#### Short problem:
Output every entry exactly as written, skipping any pictures.

#### Provided information:
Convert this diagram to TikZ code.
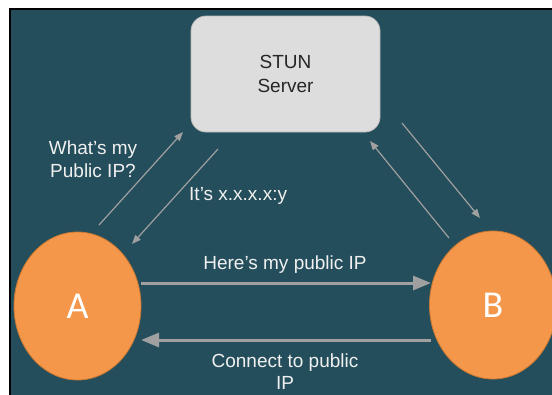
\documentclass[tikz,border=0pt]{standalone}
\usepackage{fontspec}
\setmainfont{Liberation Sans}
\newfontfamily\peerfont{Carlito}
\usetikzlibrary{shapes.geometric,arrows.meta}
\definecolor{bg}{RGB}{36,78,91}
\definecolor{boxfill}{RGB}{221,221,221}
\definecolor{boxline}{RGB}{185,185,185}
\definecolor{peer}{RGB}{245,151,74}
\definecolor{peerline}{RGB}{200,120,50}
\definecolor{arr}{RGB}{160,160,160}
\definecolor{lbl}{RGB}{240,240,240}
\tikzset{
  stunbox/.style={draw=boxline, line width=0.8pt, fill=boxfill, rounded corners=15pt, minimum width=189pt, minimum height=116pt, inner sep=0pt},
  peernode/.style={ellipse, draw=peerline, line width=0.8pt, fill=peer, minimum width=127pt, minimum height=148pt, inner sep=0pt, text=white, font=\peerfont\fontsize{38}{38}\selectfont},
  lab/.style={text=lbl, font=\fontsize{19}{23}\selectfont, align=center, inner sep=0pt},
  thinarrow/.style={draw=arr, line width=1.2pt, -{Triangle[length=9pt,width=7pt]}},
  thickarrow/.style={draw=arr, line width=3pt, -{Triangle[length=18pt,width=14pt]}}
}
\begin{document}
\begin{tikzpicture}[x=1pt,y=-1pt]
\useasboundingbox (0,0) rectangle (552,394);
\clip (0,0) rectangle (552,394);
\fill[white] (0,0) rectangle (552,394);
\fill[bg] (10,9) rectangle (560,400);
\draw[black, line width=1.5pt] (10,400) -- (10,9) -- (560,9);

\node[stunbox, align=center, font=\fontsize{19}{24}\selectfont, text=black!85] (stun) at (285.5,74) {STUN\\Server};
\node[peernode] (A) at (77.5,306) {A};
\node[peernode] (B) at (493,305) {B};

% diagonal arrows left
\coordinate (a1s) at (99,225);
\coordinate (a1e) at (183,132);
\coordinate (a2s) at (218,149);
\coordinate (a2e) at (132,244);
\draw[thinarrow] (a1s) -- (a1e);
\draw[thinarrow] (a2s) -- (a2e);
% diagonal arrows right
\coordinate (b1s) at (449,238);
\coordinate (b1e) at (370,141);
\coordinate (b2s) at (402,123);
\coordinate (b2e) at (480,218);
\draw[thinarrow] (b1s) -- (b1e);
\draw[thinarrow] (b2s) -- (b2e);
% horizontal arrows
\coordinate (h1s) at (141,283);
\coordinate (h1e) at (431,283);
\coordinate (h2s) at (431,340);
\coordinate (h2e) at (141,340);
\draw[thickarrow] (h1s) -- (h1e);
\draw[thickarrow] (h2s) -- (h2e);

\node[lab] (q) at (93,159) {What’s my\\Public IP?};
\node[lab, anchor=west] (r) at (189,196) {It’s x.x.x.x:y};
\node[lab] (h) at (285,265) {Here’s my public IP};
\node[lab, font=\fontsize{19}{22}\selectfont] (c) at (285,372) {Connect to public\\IP};
\end{tikzpicture}
\end{document}
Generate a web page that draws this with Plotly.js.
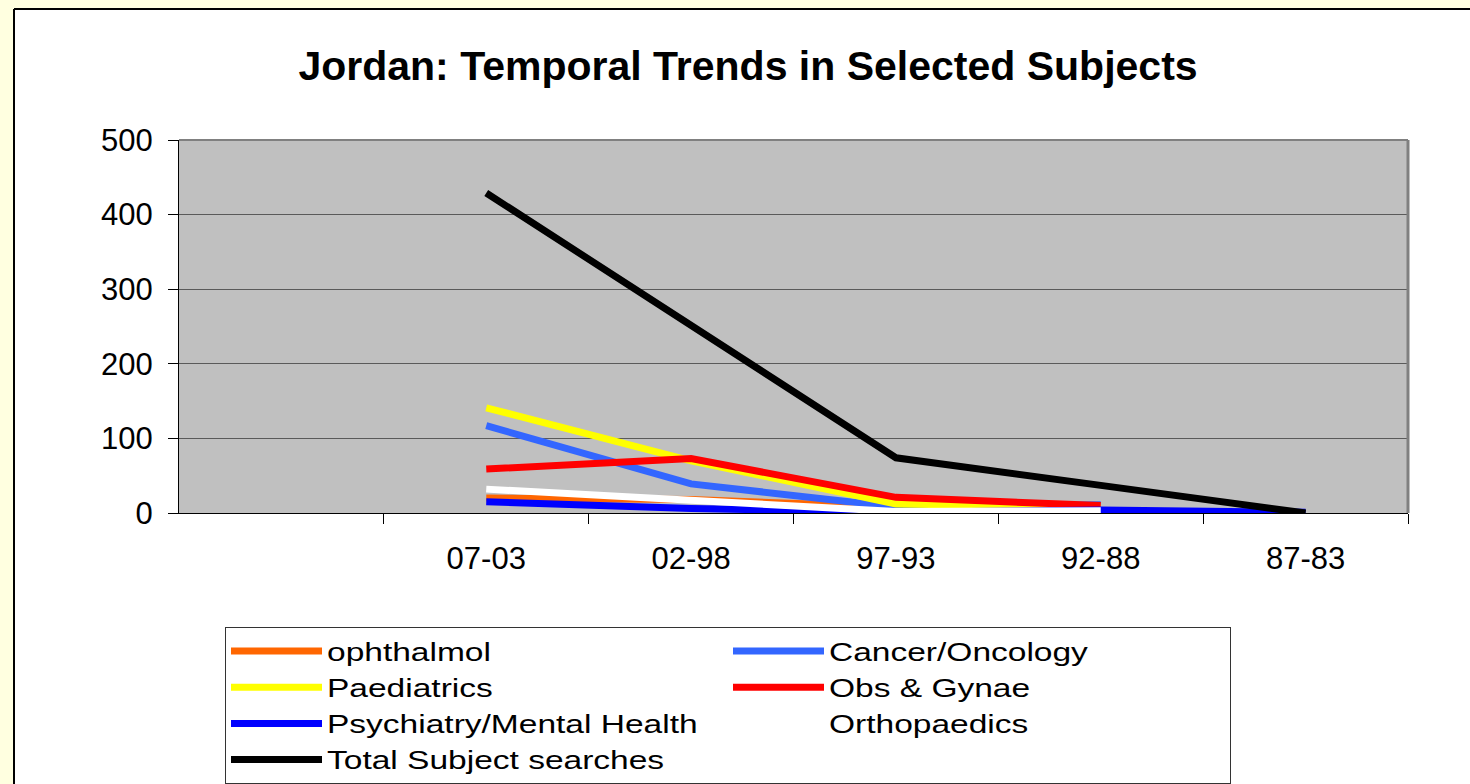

#### Reply:
Convert this diagram to TikZ code.
\documentclass[tikz,border=0pt]{standalone}
\usepackage{fontspec}
\setmainfont{Liberation Sans}
\newfontfamily\peerfont{Carlito}
\usetikzlibrary{shapes.geometric,arrows.meta}
\definecolor{bg}{RGB}{36,78,91}
\definecolor{boxfill}{RGB}{221,221,221}
\definecolor{boxline}{RGB}{185,185,185}
\definecolor{peer}{RGB}{245,151,74}
\definecolor{peerline}{RGB}{200,120,50}
\definecolor{arr}{RGB}{160,160,160}
\definecolor{lbl}{RGB}{240,240,240}
\tikzset{
  stunbox/.style={draw=boxline, line width=0.8pt, fill=boxfill, rounded corners=15pt, minimum width=189pt, minimum height=116pt, inner sep=0pt},
  peernode/.style={ellipse, draw=peerline, line width=0.8pt, fill=peer, minimum width=127pt, minimum height=148pt, inner sep=0pt, text=white, font=\peerfont\fontsize{38}{38}\selectfont},
  lab/.style={text=lbl, font=\fontsize{19}{23}\selectfont, align=center, inner sep=0pt},
  thinarrow/.style={draw=arr, line width=1.2pt, -{Triangle[length=9pt,width=7pt]}},
  thickarrow/.style={draw=arr, line width=3pt, -{Triangle[length=18pt,width=14pt]}}
}
\begin{document}
\begin{tikzpicture}[x=1pt,y=-1pt]
\useasboundingbox (0,0) rectangle (552,394);
\clip (0,0) rectangle (552,394);
\fill[white] (0,0) rectangle (552,394);
\fill[bg] (10,9) rectangle (560,400);
\draw[black, line width=1.5pt] (10,400) -- (10,9) -- (560,9);

\node[stunbox, align=center, font=\fontsize{19}{24}\selectfont, text=black!85] (stun) at (285.5,74) {STUN\\Server};
\node[peernode] (A) at (77.5,306) {A};
\node[peernode] (B) at (493,305) {B};

% diagonal arrows left
\coordinate (a1s) at (99,225);
\coordinate (a1e) at (183,132);
\coordinate (a2s) at (218,149);
\coordinate (a2e) at (132,244);
\draw[thinarrow] (a1s) -- (a1e);
\draw[thinarrow] (a2s) -- (a2e);
% diagonal arrows right
\coordinate (b1s) at (449,238);
\coordinate (b1e) at (370,141);
\coordinate (b2s) at (402,123);
\coordinate (b2e) at (480,218);
\draw[thinarrow] (b1s) -- (b1e);
\draw[thinarrow] (b2s) -- (b2e);
% horizontal arrows
\coordinate (h1s) at (141,283);
\coordinate (h1e) at (431,283);
\coordinate (h2s) at (431,340);
\coordinate (h2e) at (141,340);
\draw[thickarrow] (h1s) -- (h1e);
\draw[thickarrow] (h2s) -- (h2e);

\node[lab] (q) at (93,159) {What’s my\\Public IP?};
\node[lab, anchor=west] (r) at (189,196) {It’s x.x.x.x:y};
\node[lab] (h) at (285,265) {Here’s my public IP};
\node[lab, font=\fontsize{19}{22}\selectfont] (c) at (285,372) {Connect to public\\IP};
\end{tikzpicture}
\end{document}
Generate a web page that draws this with Plotly.js.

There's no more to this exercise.